We now know that a generation of computer engineers and designers, the people who literally built the Internet, envisioned the Web, dreamed the future of personal computing and gaming, many of these people had read Gibson and his imagination, unencumbered by the text-based limitations of the Commodore 64, served as an important resource as they set about crafting the electronic world in which we now live.
Gibson also deserves credit for another huge achievement: he saw, early on, that science fiction was a dead genre. (Calm down, let me explain what I mean by that.)
One of his early, landmark short stories was entitled “The Gernsback Continuum.” Hugo Gernsback, publisher of Amazing Stories, is sometimes called the “father of science fiction” because of his importance in helping the genre develop in the early and mid part of the 20th century. (It is for him that the prestigious Hugo Award is named.) What Gibson is poking at, in the story, are the precepts of the golden age of SF, the era of the god-scientist, of utopian futurism where the technologist holds the key to solving society’s ills. Flying cars, food pills, interstellar travel, and alien worlds that conformed to the demands of rational thought instead of the messiness of, well, actual humans. It was nerd lit of the highest order, and it was attended by both a pronounced design ethic (think about The Jetsons here) and a slavish concern with technical plausibility. A writer could make things up, of course – there wasn’t exactly a lot of tested hard science surrounding time travel in 1950 – but he (it was nearly always a he) was obliged to hew as close to what was actually known as possible.

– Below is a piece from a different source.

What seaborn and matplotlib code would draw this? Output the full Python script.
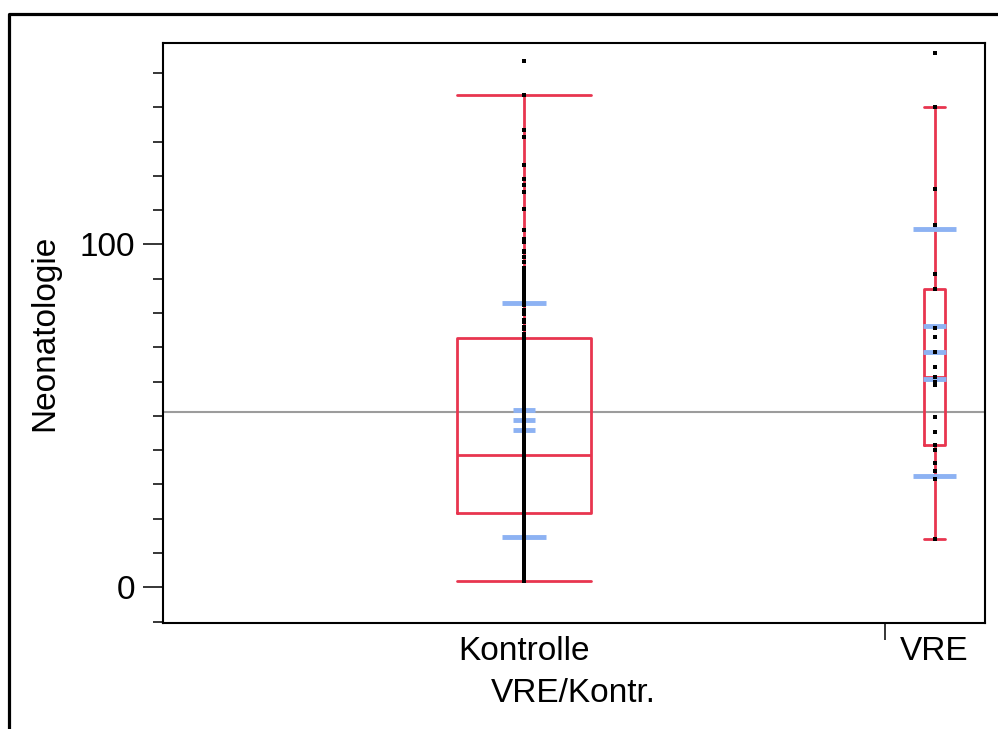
import numpy as np
import pandas as pd
import matplotlib
matplotlib.use("Agg")
import matplotlib.pyplot as plt
from matplotlib.lines import Line2D
import seaborn as sns

# ---------------- data ----------------
groups = ["Kontrolle", "VRE"]

kontrolle_values = [
    1.8, 3, 4, 5, 6, 7, 7, 8, 9, 9,
    10, 10, 11, 11, 12, 12, 13, 13, 14, 14,
    15, 15, 16, 16, 17, 17, 18, 18, 19, 19,
    20, 20, 20, 21, 21, 21, 21.3, 21.6,
    21.9, 22, 23, 23, 24, 24, 25, 25, 26, 26,
    27, 27, 28, 28, 29, 29, 30, 30, 31, 31,
    32, 32, 33, 33, 34, 34, 35, 35, 36, 36,
    37, 37, 37.5, 38, 38, 38.2, 38.4, 38.8,
    40, 41, 42, 43, 44, 45, 46, 47, 48, 49,
    50, 51, 52, 53, 54, 55, 56, 57, 58, 59,
    60, 61, 62, 63, 64, 65, 66, 67, 68, 69,
    70, 70.5, 71, 71.5, 72, 72.4,
    72.7, 73, 74, 75.2, 76, 77.5, 78, 79.8, 80.5, 81,
    82.4, 83, 84, 85.3, 86, 87, 88.3, 89, 90, 91,
    92, 93, 95, 96.4, 97.9, 98, 100.8, 101.6, 104.3, 110.4,
    115.3, 117.4, 119, 123.2, 131.4, 133.4, 143.7, 153.6,
]

vre_values = [
    14.0, 31.5, 33.8, 36.2, 40.0, 41.6, 45.4, 49.6, 59.0, 60.0,
    61.2, 64.4, 68.5, 73.1, 75.5, 86.9, 91.3, 105.7, 116.3, 140.2,
    155.7,
]

group_means = [48.8, 68.5]
group_sds = [34.0, 36.0]
group_ses = [2.8, 7.6]
grand_mean = 51.2

x_label = "VRE/Kontr."
y_label = "Neonatologie"
y_major_ticks = [0, 100]
y_minor_ticks = list(range(-10, 160, 10))

df = pd.DataFrame({
    "group": ["Kontrolle"] * len(kontrolle_values) + ["VRE"] * len(vre_values),
    "value": kontrolle_values + vre_values,
})

# ---------------- style ----------------
sns.set_theme(style="white")
plt.rcParams["font.family"] = ["Liberation Sans", "DejaVu Sans"]

red = "#E8354F"
blue = "#8DB2F3"
box_widths = [0.326, 0.051]

W, H = 998, 729
fig = plt.figure(figsize=(W / 100, H / 100), dpi=100)
ax_l, ax_r, ax_t, ax_b = 162.5, 985.0, 42.5, 623.0
ax = fig.add_axes([ax_l / W, 1 - ax_b / H, (ax_r - ax_l) / W, (ax_b - ax_t) / H])

# grand mean line
ax.axhline(grand_mean, color="#9c9c9c", lw=1.5, zorder=1)

# boxes (one call per group so each gets its own width)
for g, w in zip(groups, box_widths):
    sns.boxplot(data=df[df["group"] == g], x="group", y="value", order=groups,
                width=w, fill=False, color=red, linewidth=2.0,
                showfliers=False, capwidths=w, ax=ax, zorder=2)

# mean / std-dev / std-error lines
for i, (m, sd, se) in enumerate(zip(group_means, group_sds, group_ses)):
    ax.hlines([m - sd, m + sd], i - 0.053, i + 0.053, color=blue, lw=3.5, zorder=3)
    ax.hlines([m - se, m, m + se], i - 0.027, i + 0.027, color=blue, lw=3.5, zorder=3)

# raw points
sns.stripplot(data=df, x="group", y="value", order=groups, jitter=False,
              marker="s", size=2.8, color="black", linewidth=0, ax=ax, zorder=4)

# ---------------- axes ----------------
ax.set_xlim(-0.881, 1.123)
ax.set_ylim(-10.4, 158.9)

ax.set_xticks([0, 1])
ax.set_xticklabels(groups)
ax.set_xticks([0.879], minor=True)
ax.tick_params(axis="x", which="major", length=0, pad=9, labelsize=24, colors="black")
ax.tick_params(axis="x", which="minor", length=12.5, width=1.1, color="black", bottom=True)

ax.set_yticks(y_major_ticks)
ax.set_yticks(y_minor_ticks, minor=True)
ax.tick_params(axis="y", which="major", length=14.4, width=1.1, pad=5.5, labelsize=24,
               colors="black", left=True)
ax.tick_params(axis="y", which="minor", length=7.2, width=1.1, color="black", left=True)

ax.set_xlabel(x_label, fontsize=24, labelpad=8, color="black")
ax.set_ylabel(y_label, fontsize=24, labelpad=14, color="black")

for s in ax.spines.values():
    s.set_visible(True)
    s.set_color("black")
    s.set_linewidth(1.5)
ax.grid(False)

# outer frame (cut off at right/bottom)
fig.add_artist(Line2D([8.5 / W, 8.5 / W, 1.01], [-0.01, 1 - 14 / H, 1 - 14 / H],
                      transform=fig.transFigure, color="black", lw=2.3))

fig.savefig("out.png", dpi=100)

Speculation was great, but it must proceed from actual science.
The Gernsback Continuum, then, was Gibson’s way of characterizing the age of Hard SF. And he perceived, acutely enough, that Hard SF was in trouble. In 1950, the state of science was such that it was relatively simple to distinguish between what was possible and what was impossible – that is, between the present and the future. But Gibson understood that the future was gaining, as it were. As the curve describing technological advance grew more and more vertical, the lag time between today and tomorrow was shrinking.

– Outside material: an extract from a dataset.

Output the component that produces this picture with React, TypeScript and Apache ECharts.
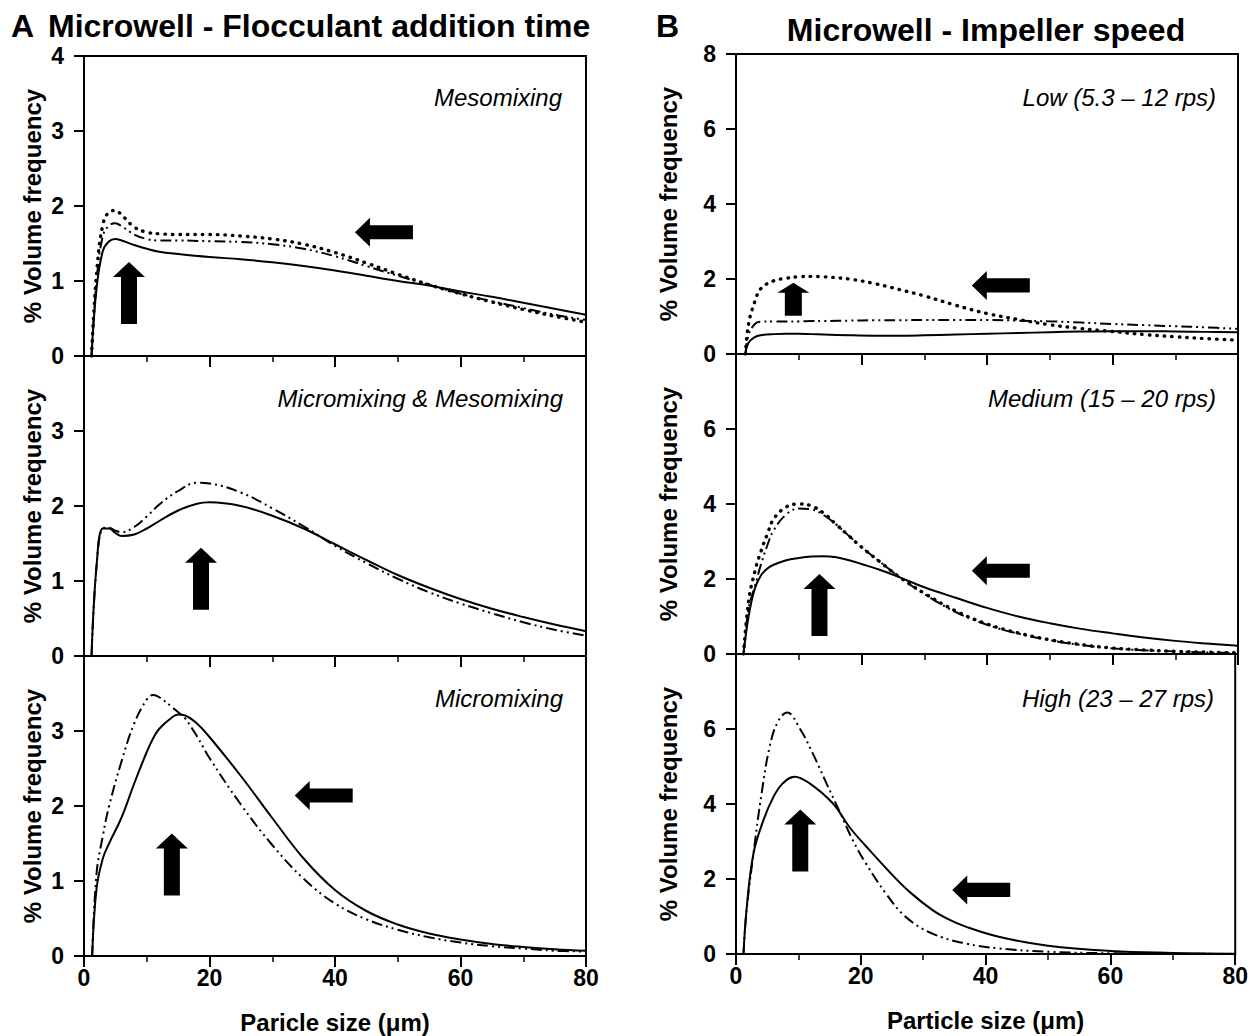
import React, { useEffect, useRef } from "react";
import * as echarts from "echarts";

// ---------- data ----------
// Panel A1 (Mesomixing)
const a1X = [1.2, 2, 3, 4, 5, 6, 8, 10, 12, 15, 20, 25, 30, 35, 40, 45, 50, 55, 60, 65, 70, 75, 80];
const a1Solid = [0, 0.9, 1.4, 1.53, 1.56, 1.54, 1.48, 1.43, 1.39, 1.36, 1.32, 1.29, 1.25, 1.2, 1.14, 1.07, 1.0, 0.94, 0.86, 0.79, 0.71, 0.63, 0.55];
const a1DashDot = [0, 1.0, 1.6, 1.74, 1.77, 1.73, 1.62, 1.56, 1.54, 1.54, 1.53, 1.52, 1.49, 1.43, 1.33, 1.2, 1.07, 0.95, 0.83, 0.73, 0.64, 0.55, 0.48];
const a1Dotted = [0, 1.1, 1.75, 1.92, 1.94, 1.88, 1.72, 1.65, 1.63, 1.62, 1.62, 1.6, 1.56, 1.49, 1.38, 1.24, 1.09, 0.95, 0.83, 0.72, 0.62, 0.53, 0.45];

// Panel A2 (Micromixing & Mesomixing)
const a2X = [1.2, 2, 3, 4, 5, 6, 8, 10, 12, 15, 18, 20, 25, 30, 35, 40, 45, 50, 55, 60, 65, 70, 75, 80];
const a2Solid = [0, 1.2, 1.7, 1.7, 1.64, 1.6, 1.62, 1.7, 1.8, 1.94, 2.03, 2.05, 2.0, 1.87, 1.7, 1.49, 1.28, 1.08, 0.91, 0.76, 0.63, 0.52, 0.42, 0.33];
const a2DashDot = [0, 1.2, 1.7, 1.71, 1.67, 1.65, 1.72, 1.86, 2.02, 2.2, 2.31, 2.3, 2.18, 1.97, 1.73, 1.47, 1.24, 1.03, 0.85, 0.7, 0.57, 0.45, 0.35, 0.27];

// Panel A3 (Micromixing)
const a3X = [1.3, 2, 3, 4, 6, 8, 10, 11, 12, 14, 15, 16, 18, 20, 25, 30, 35, 40, 45, 50, 55, 60, 65, 70, 75, 80];
const a3Solid = [0, 0.9, 1.3, 1.5, 1.85, 2.3, 2.72, 2.9, 3.03, 3.18, 3.22, 3.21, 3.1, 2.92, 2.4, 1.84, 1.3, 0.88, 0.6, 0.42, 0.3, 0.22, 0.16, 0.12, 0.09, 0.07];
const a3DashDot = [0, 1.1, 1.6, 2.0, 2.6, 3.1, 3.42, 3.48, 3.45, 3.32, 3.25, 3.18, 2.93, 2.64, 2.02, 1.48, 1.03, 0.7, 0.49, 0.35, 0.25, 0.18, 0.13, 0.1, 0.07, 0.06];

// Panel B1 (Low)
const b1X = [1.5, 2, 3, 4, 6, 8, 10, 12, 14, 18, 22, 26, 30, 35, 40, 45, 50, 55, 60, 65, 70, 75, 80];
const b1Dotted = [0, 0.8, 1.4, 1.75, 1.95, 2.02, 2.06, 2.07, 2.06, 2.0, 1.88, 1.72, 1.55, 1.3, 1.08, 0.92, 0.78, 0.68, 0.6, 0.52, 0.46, 0.41, 0.37];
const b1DashDot = [0, 0.5, 0.8, 0.86, 0.87, 0.87, 0.87, 0.88, 0.88, 0.89, 0.9, 0.9, 0.91, 0.91, 0.91, 0.89, 0.87, 0.84, 0.8, 0.77, 0.74, 0.71, 0.67];
const b1Solid = [0, 0.3, 0.45, 0.5, 0.53, 0.54, 0.54, 0.53, 0.52, 0.5, 0.49, 0.49, 0.5, 0.52, 0.54, 0.56, 0.58, 0.6, 0.61, 0.61, 0.6, 0.59, 0.58];

// Panel B2 (Medium)
const b2X = [1.2, 2, 3, 4, 5, 6, 8, 10, 12, 14, 16, 18, 20, 23, 26, 30, 35, 40, 45, 50, 55, 60, 65, 70, 75, 80];
const b2Dotted = [0, 1.4, 2.2, 2.75, 3.2, 3.6, 3.92, 4.0, 3.95, 3.75, 3.45, 3.15, 2.85, 2.45, 2.06, 1.62, 1.15, 0.8, 0.56, 0.38, 0.25, 0.16, 0.11, 0.07, 0.05, 0.03];
const b2DashDot = [0, 1.2, 1.8, 2.4, 2.9, 3.3, 3.72, 3.88, 3.86, 3.7, 3.45, 3.15, 2.85, 2.45, 2.06, 1.6, 1.12, 0.78, 0.54, 0.37, 0.24, 0.15, 0.1, 0.07, 0.04, 0.03];
const b2Solid = [0, 1.0, 1.75, 2.1, 2.28, 2.38, 2.5, 2.56, 2.6, 2.61, 2.58, 2.5, 2.4, 2.24, 2.05, 1.78, 1.5, 1.23, 1.0, 0.82, 0.67, 0.55, 0.44, 0.35, 0.28, 0.22];

// Panel B3 (High)
const b3DashX = [1.2, 1.7, 2.8, 4.1, 5.4, 6.7, 8.2, 10.2, 12.3, 14.5, 16.6, 18.7, 20.8, 24, 27.2, 31.4, 36.8, 42.1, 50, 60, 70, 80];
const b3DashDot = [0, 1.17, 2.68, 4.28, 5.53, 6.19, 6.44, 6.02, 5.35, 4.55, 3.8, 3.04, 2.42, 1.62, 0.99, 0.55, 0.28, 0.15, 0.06, 0.02, 0.01, 0];
const b3SolidX = [1.2, 1.7, 2.8, 4.4, 6.0, 7.5, 9.4, 11.8, 15.5, 18.2, 20.8, 25.1, 28, 31.5, 34, 36.8, 42.1, 50, 60, 70, 80];
const b3Solid = [0, 1.2, 2.68, 3.57, 4.19, 4.55, 4.73, 4.55, 4.02, 3.38, 2.88, 2.1, 1.63, 1.17, 0.93, 0.73, 0.46, 0.22, 0.08, 0.03, 0.01];

// Arrow annotation anchors (data coordinates)
const arrowsUp = [
  { panel: 0, at: [7.17, 0.84] },
  { panel: 1, at: [18.65, 1.03] },
  { panel: 2, at: [14.0, 1.22] },
  { panel: 4, at: [13.3, 1.31] },
  { panel: 5, at: [10.3, 3.03] },
];
const arrowsUpSmall = [{ panel: 3, at: [9.14, 1.46] }];
const arrowsLeft = [
  { panel: 0, at: [47.8, 1.65] },
  { panel: 2, at: [38.2, 2.14] },
  { panel: 3, at: [42.2, 1.83] },
  { panel: 4, at: [42.2, 2.22] },
  { panel: 5, at: [39.3, 1.71] },
];

const xTicks = { min: 0, max: 80, interval: 20 };
const yMaxA = 4;
const yIntA = 1;
const yMaxB = 8;
const yIntB = 2;

const panelLabels = [
  "Mesomixing",
  "Micromixing & Mesomixing",
  "Micromixing",
  "Low (5.3 – 12 rps)",
  "Medium (15 – 20 rps)",
  "High (23 – 27 rps)",
];
const yName = "% Volume frequency";
const xNameA = "Paricle size (μm)";
const xNameB = "Particle size (μm)";

// ---------- layout ----------
const FONT = '"Liberation Sans", Arial, Helvetica, sans-serif';
const GRID_W = 502;
const GRID_H = 300;
const LEFT_A = 84;
const LEFT_B = 736;
const TOPS_A = [56, 356, 656];
const TOPS_B = [54, 354, 654];

const zip = (xs: number[], ys: number[]) => xs.map((x, i) => [x, ys[i]]);

const UP_PATH = "path://M16,0 L32,15 L24,15 L24,62 L8,62 L8,15 L0,15 Z";
const UP_SMALL_PATH = "path://M16,0 L32,10 L24.5,10 L24.5,33 L7.5,33 L7.5,10 L0,10 Z";
const LEFT_PATH = "path://M0,14.5 L15,0 L15,7.5 L58,7.5 L58,21.5 L15,21.5 L15,29 Z";

export default function App() {
  const ref = useRef<HTMLDivElement>(null);

  useEffect(() => {
    if (!ref.current) return;
    const chart = echarts.init(ref.current, undefined, { renderer: "svg" });

    const grids: any[] = [];
    const xAxes: any[] = [];
    const yAxes: any[] = [];
    for (let i = 0; i < 6; i++) {
      const isA = i < 3;
      const row = i % 3;
      const bottom = row === 2;
      grids.push({
        left: isA ? LEFT_A : LEFT_B,
        top: isA ? TOPS_A[row] : TOPS_B[row],
        width: GRID_W,
        height: GRID_H,
        show: true,
        borderColor: "#000",
        borderWidth: 2,
        backgroundColor: "transparent",
      });
      xAxes.push({
        gridIndex: i,
        type: "value",
        min: xTicks.min,
        max: xTicks.max,
        interval: xTicks.interval,
        axisLine: { show: true, lineStyle: { color: "#000", width: 2 } },
        axisTick: { show: true, inside: false, length: 11, lineStyle: { color: "#000", width: 2 } },
        minorTick: { show: true, splitNumber: 2, length: 6, lineStyle: { color: "#000", width: 1.5 } },
        axisLabel: {
          show: bottom,
          color: "#000",
          fontFamily: FONT,
          fontWeight: "bold",
          fontSize: 23,
          margin: 10,
        },
        splitLine: { show: false },
        name: bottom ? (isA ? xNameA : xNameB) : "",
        nameLocation: "middle",
        nameGap: 54,
        nameTextStyle: { color: "#000", fontFamily: FONT, fontWeight: "bold", fontSize: 24 },
      });
      yAxes.push({
        gridIndex: i,
        type: "value",
        min: 0,
        max: isA ? yMaxA : yMaxB,
        interval: isA ? yIntA : yIntB,
        axisLine: { show: true, lineStyle: { color: "#000", width: 2 } },
        axisTick: { show: true, inside: false, length: 10, lineStyle: { color: "#000", width: 2 } },
        axisLabel: {
          color: "#000",
          fontFamily: FONT,
          fontWeight: "bold",
          fontSize: 23,
          margin: 20,
          showMaxLabel: row === 0,
        },
        splitLine: { show: false },
        name: yName,
        nameLocation: "middle",
        nameGap: isA ? 40 : 56,
        nameRotate: 90,
        nameTextStyle: { color: "#000", fontFamily: FONT, fontWeight: "bold", fontSize: 24 },
      });
    }

    const solid = { color: "#000", width: 2, type: "solid" };
    const dashDot = { color: "#000", width: 2, type: [11, 4, 2, 4, 2, 4] };
    const dotted = { color: "#000", width: 3.4, type: [0.5, 7], cap: "round" };

    const line = (panel: number, data: number[][], style: any) => ({
      type: "line",
      xAxisIndex: panel,
      yAxisIndex: panel,
      data,
      showSymbol: false,
      symbol: "none",
      smooth: 0.4,
      lineStyle: style,
      silent: true,
      z: 3,
    });

    const series: any[] = [
      line(0, zip(a1X, a1Solid), solid),
      line(0, zip(a1X, a1DashDot), dashDot),
      line(0, zip(a1X, a1Dotted), dotted),
      line(1, zip(a2X, a2Solid), solid),
      line(1, zip(a2X, a2DashDot), dashDot),
      line(2, zip(a3X, a3Solid), solid),
      line(2, zip(a3X, a3DashDot), dashDot),
      line(3, zip(b1X, b1Solid), solid),
      line(3, zip(b1X, b1DashDot), dashDot),
      line(3, zip(b1X, b1Dotted), dotted),
      line(4, zip(b2X, b2Solid), solid),
      line(4, zip(b2X, b2DashDot), dashDot),
      line(4, zip(b2X, b2Dotted), dotted),
      line(5, zip(b3SolidX, b3Solid), solid),
      line(5, zip(b3DashX, b3DashDot), dashDot),
    ];

    const arrowSeries = (list: any[], symbol: string, size: number[]) =>
      list.map((a) => ({
        type: "scatter",
        xAxisIndex: a.panel,
        yAxisIndex: a.panel,
        data: [a.at],
        symbol,
        symbolSize: size,
        itemStyle: { color: "#000", opacity: 1 },
        silent: true,
        z: 4,
      }));

    series.push(...arrowSeries(arrowsUp, UP_PATH, [32, 62]));
    series.push(...arrowSeries(arrowsUpSmall, UP_SMALL_PATH, [32, 33]));
    series.push(...arrowSeries(arrowsLeft, LEFT_PATH, [58, 29]));

    const labelPos = [
      [562, 97],
      [563, 398],
      [563, 698],
      [1216, 97],
      [1216, 398],
      [1214, 698],
    ];

    const graphic: any[] = panelLabels.map((t, i) => ({
      type: "text",
      x: labelPos[i][0],
      y: labelPos[i][1],
      style: {
        text: t,
        fill: "#000",
        font: `italic 24px ${FONT}`,
        align: "right",
        verticalAlign: "middle",
      },
      silent: true,
    }));
    const titleFont = `bold 32px ${FONT}`;
    graphic.push(
      {
        type: "text",
        x: 11,
        y: 26,
        style: { text: "A", fill: "#000", font: titleFont, align: "left", verticalAlign: "middle" },
      },
      {
        type: "text",
        x: 48,
        y: 26,
        style: {
          text: "Microwell - Flocculant addition time",
          fill: "#000",
          font: titleFont,
          align: "left",
          verticalAlign: "middle",
        },
      },
      {
        type: "text",
        x: 656,
        y: 26,
        style: { text: "B", fill: "#000", font: titleFont, align: "left", verticalAlign: "middle" },
      },
      {
        type: "text",
        x: 986,
        y: 30,
        style: {
          text: "Microwell - Impeller speed",
          fill: "#000",
          font: titleFont,
          align: "center",
          verticalAlign: "middle",
        },
      }
    );

    chart.setOption({
      animation: false,
      backgroundColor: "#fff",
      grid: grids,
      xAxis: xAxes,
      yAxis: yAxes,
      series,
      graphic,
    });

    return () => chart.dispose();
  }, []);

  return (
    <div
      ref={ref}
      style={{ position: "fixed", left: 0, top: 0, width: 1251, height: 1036, background: "#fff" }}
    />
  );
}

Gibson addressed this dynamic in a couple of ways. First off, he abandoned technical plausibility. You can read the Cyberspace Trilogy backward and forward as many times as you like and you’ll not find any of the standard trappings of Hard SF. This was most decidedly not your father’s Asimov. He described how cyberspace looked and his writing certainly put you in the cockpit as Case approached that mountain of black ice, but he didn’t much care if you understood the nuts and bolts of how it all worked. It was Internet sci-fi without any coding whatsoever.
Instead, Gibson devoted his attentions to cultural plausibility. You might not know how a cyberdeck worked, but you had a pretty clear sense of how the politics and the economy were set up. Black and gray markets and DIY economies emerging from the poverty of the streets? Check. Rampant urban sprawl? Check. Uber-powerful corporations that answered to no government? Check. Ultra-rich who weren’t quite human anymore? Check. Gibson made no secret about how he constructed his all-too-likely future world: he took what he saw around him and exaggerated a bit in the direction things seemed to be moving. In doing so, he blazed a path that every decent SF/SpecFic author today is following.

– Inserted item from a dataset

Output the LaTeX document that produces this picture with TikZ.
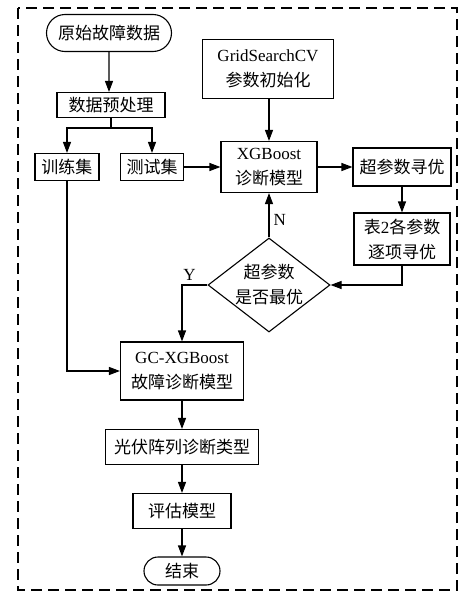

The second step: he abandoned science fiction. Sure, his second trilogy still dealt with some technology that wasn’t yet reality, but you were no longer reading about an indeterminate moment off in the future. You were reading about the day after tomorrow in ways that were grounded enough in current reality to be more familiar than you might like. Then, that series put to bed, he dove headlong into the world of … contemporary marketing. And made it fascinating, again by riffing on cultural plausibility.
Gibson seems to have been the first to understand something important about SF: it’s hard to write about the future when, no matter how hard you try, your wild-ass technological fantasies are actually on the damned shelves by the time you can get the book to market.
If you follow science fiction today, you probably realize that very little of it behaves in a way that Hugo Gernsback would recognize as SF. You get plenty of blighted post-apocalyptic future speculation, but it’s all owing to Gibson’s innovations on cultural instead of technical plausibility. It’s speculative fiction, not science fiction, for the most part. About the only exception is found with authors who are cerebral (and brave) enough to tackle quantum mechanics (people like Dan Simmons, for instance, and even Neal Stephenson dips his toes into that river in Anathem). There is certainly a new frontier there, but its inherent complexity is going to make it harder to appeal to a broad audience, I’d imagine.
So, when I say that Gibson is the most important author of the last 30 years, this is why. It’s not easy exerting such a massive influence on an established genre. It’s next to impossible for a genre novel to literally transform the course of real-world technological development. Doing both? I don’t know – has anyone besides Gibson ever come close?